In any Texas divorce case where a business is an asset, one of the primary questions is when the business was begun. Texas is a community property state, so a business that was begun prior to the marriage will be treated differently than a business begun after the parties had married. Generally speaking, the presumption is that each party will receive 50 percent of the value of the business or of the amount its value increased during the marriage.
Divorce attorneys often employ valuation experts to put a value on the enterprise. In many cases, independent valuation experts are hired for the same purpose. The experts examine tangibles like gross income, accounts receivable and total asset value, as well as intangibles like goodwill and intellectual property.

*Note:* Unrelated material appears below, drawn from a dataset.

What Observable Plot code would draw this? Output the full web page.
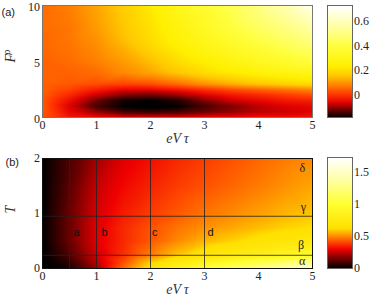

Goodwill is often broken down into two separate components. Personal goodwill, as a doctor may have who runs a solo practice, may be treated as a separately-owned asset. Enterprise goodwill, roughly, is the value of the business if the parties did not work there.
If the business was begun prior to the marriage, the expert will be asked to value the company as of the date the parties were married and again as of the filing of the divorce petition. Any increase in value due to either party's efforts during the term of the marriage is generally divided equally.
If the business was begun during the marriage, the parties are usually limited to three options: continue to share ownership, sell the business and divide the proceeds or a buy-out of one party by the other. An attorney with experience in divorce law may be able to help a client approaching or during divorce by examining assets and preparing a strategy for property valuation.